Common Pitfalls & Troubleshooting

A 403 Forbidden when Datadog attempts to post to a private Slack channel means the Datadog Slack app has not been added to that channel. Private channels require a Workspace Admin to manually invite the app using /invite @Datadog inside the channel. The native integration cannot join private channels automatically.

A 429 Too Many Requests from the Slack API is the most common issue during alert storms. Slack's rate limits are per-method: chat.postMessage is limited to approximately 1 message per second per channel. If a Datadog monitor flaps repeatedly (state oscillates between ALERT and OK within a short window), it will generate a burst of notifications that exceeds this limit. Configure Datadog monitor re-notification intervals (notify_no_data and renotify_interval) to suppress redundant alerts, and enable monitor flapping detection under the monitor's advanced settings.
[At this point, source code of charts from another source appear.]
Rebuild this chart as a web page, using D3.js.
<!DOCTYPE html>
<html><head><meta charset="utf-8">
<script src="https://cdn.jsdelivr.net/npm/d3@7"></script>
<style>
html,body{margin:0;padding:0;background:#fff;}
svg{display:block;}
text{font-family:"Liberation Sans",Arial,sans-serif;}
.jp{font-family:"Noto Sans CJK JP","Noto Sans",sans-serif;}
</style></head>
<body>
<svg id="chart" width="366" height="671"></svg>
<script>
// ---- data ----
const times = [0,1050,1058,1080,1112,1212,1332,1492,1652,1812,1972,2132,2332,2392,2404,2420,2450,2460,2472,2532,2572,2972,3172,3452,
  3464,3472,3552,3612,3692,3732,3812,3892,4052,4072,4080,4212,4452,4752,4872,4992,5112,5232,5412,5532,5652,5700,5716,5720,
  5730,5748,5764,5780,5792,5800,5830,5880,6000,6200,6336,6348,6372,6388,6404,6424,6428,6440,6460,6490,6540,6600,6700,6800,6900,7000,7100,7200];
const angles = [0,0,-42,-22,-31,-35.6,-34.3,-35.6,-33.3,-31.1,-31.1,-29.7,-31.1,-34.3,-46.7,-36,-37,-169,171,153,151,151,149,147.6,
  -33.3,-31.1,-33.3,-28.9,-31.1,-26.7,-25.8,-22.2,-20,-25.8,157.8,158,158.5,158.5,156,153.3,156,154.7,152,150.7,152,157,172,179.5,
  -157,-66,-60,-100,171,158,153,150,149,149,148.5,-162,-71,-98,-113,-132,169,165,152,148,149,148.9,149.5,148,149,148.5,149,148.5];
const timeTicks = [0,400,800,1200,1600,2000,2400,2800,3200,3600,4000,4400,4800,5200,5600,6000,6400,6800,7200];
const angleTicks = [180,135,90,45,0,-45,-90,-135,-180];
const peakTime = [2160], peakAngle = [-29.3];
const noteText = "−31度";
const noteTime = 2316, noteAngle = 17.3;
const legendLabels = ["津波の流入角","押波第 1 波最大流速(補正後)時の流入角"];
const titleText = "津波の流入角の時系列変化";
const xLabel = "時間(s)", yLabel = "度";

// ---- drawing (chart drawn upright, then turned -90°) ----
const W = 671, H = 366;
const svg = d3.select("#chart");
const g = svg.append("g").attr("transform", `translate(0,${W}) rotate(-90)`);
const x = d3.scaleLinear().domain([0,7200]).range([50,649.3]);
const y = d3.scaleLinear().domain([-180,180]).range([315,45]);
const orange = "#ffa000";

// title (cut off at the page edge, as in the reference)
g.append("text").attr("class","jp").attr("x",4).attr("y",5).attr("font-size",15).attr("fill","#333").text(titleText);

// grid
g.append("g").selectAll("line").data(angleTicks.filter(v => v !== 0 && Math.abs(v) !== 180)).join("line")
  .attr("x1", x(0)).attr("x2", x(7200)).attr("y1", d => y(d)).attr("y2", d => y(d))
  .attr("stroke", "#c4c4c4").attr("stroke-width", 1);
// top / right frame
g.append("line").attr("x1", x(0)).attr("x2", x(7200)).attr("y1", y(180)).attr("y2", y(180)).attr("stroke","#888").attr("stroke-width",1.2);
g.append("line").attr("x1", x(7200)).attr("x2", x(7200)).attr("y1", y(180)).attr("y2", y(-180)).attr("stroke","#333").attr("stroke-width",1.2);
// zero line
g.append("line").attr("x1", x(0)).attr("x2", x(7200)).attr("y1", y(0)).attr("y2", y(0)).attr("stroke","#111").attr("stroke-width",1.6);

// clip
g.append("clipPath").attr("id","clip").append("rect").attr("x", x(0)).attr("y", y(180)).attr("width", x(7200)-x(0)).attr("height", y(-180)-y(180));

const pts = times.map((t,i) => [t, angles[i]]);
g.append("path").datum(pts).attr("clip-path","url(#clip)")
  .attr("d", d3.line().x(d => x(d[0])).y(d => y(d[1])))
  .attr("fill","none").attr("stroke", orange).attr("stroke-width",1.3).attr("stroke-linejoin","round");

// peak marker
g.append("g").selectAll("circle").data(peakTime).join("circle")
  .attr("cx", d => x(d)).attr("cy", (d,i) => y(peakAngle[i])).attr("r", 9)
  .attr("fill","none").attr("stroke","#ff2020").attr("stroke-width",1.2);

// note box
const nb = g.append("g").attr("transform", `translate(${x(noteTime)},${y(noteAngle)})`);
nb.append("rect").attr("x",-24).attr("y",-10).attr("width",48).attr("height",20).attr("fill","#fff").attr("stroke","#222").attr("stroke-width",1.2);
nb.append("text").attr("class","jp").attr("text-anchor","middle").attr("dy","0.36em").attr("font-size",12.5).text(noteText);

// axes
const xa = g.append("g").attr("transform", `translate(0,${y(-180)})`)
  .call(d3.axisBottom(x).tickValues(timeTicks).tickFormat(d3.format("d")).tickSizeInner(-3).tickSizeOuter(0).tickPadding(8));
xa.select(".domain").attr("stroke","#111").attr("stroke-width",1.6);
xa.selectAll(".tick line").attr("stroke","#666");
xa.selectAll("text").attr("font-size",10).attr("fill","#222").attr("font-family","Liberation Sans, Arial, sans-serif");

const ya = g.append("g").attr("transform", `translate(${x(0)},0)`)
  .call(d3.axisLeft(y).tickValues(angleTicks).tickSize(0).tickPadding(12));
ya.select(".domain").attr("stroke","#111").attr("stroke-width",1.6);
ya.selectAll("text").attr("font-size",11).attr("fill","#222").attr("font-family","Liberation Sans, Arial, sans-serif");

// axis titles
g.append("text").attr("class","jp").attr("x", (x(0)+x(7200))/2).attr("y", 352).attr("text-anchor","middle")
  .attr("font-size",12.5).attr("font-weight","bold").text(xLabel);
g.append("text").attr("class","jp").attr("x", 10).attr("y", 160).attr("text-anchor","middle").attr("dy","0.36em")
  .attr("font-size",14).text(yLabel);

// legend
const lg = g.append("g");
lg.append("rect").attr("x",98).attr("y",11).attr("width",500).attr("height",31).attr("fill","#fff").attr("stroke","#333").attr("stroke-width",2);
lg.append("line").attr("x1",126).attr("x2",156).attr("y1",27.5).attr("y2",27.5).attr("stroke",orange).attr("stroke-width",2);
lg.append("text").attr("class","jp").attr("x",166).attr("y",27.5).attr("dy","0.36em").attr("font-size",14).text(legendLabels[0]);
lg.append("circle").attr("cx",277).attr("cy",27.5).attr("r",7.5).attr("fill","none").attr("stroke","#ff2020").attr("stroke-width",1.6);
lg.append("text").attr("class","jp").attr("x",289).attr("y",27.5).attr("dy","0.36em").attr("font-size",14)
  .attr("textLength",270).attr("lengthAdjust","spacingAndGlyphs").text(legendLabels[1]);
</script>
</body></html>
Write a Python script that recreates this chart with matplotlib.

If Slack message threading is not working correctly (recovery messages are not appearing as replies to the original alert), this is because the native Datadog integration does not support threaded replies using thread_ts out of the box. You must implement this using a custom Webhook + a stateful data store (e.g., a DynamoDB table) that maps Datadog Monitor ID to Slack message_ts at alert time, then uses chat.postMessage with thread_ts populated at recovery time.

A 401 Unauthorized from the Datadog Webhooks integration typically means your Slack Bot Token has been rotated or the Slack app was uninstalled and reinstalled, generating a new token. Update the Authorization header value in the Datadog Webhook configuration to the new xoxb- token.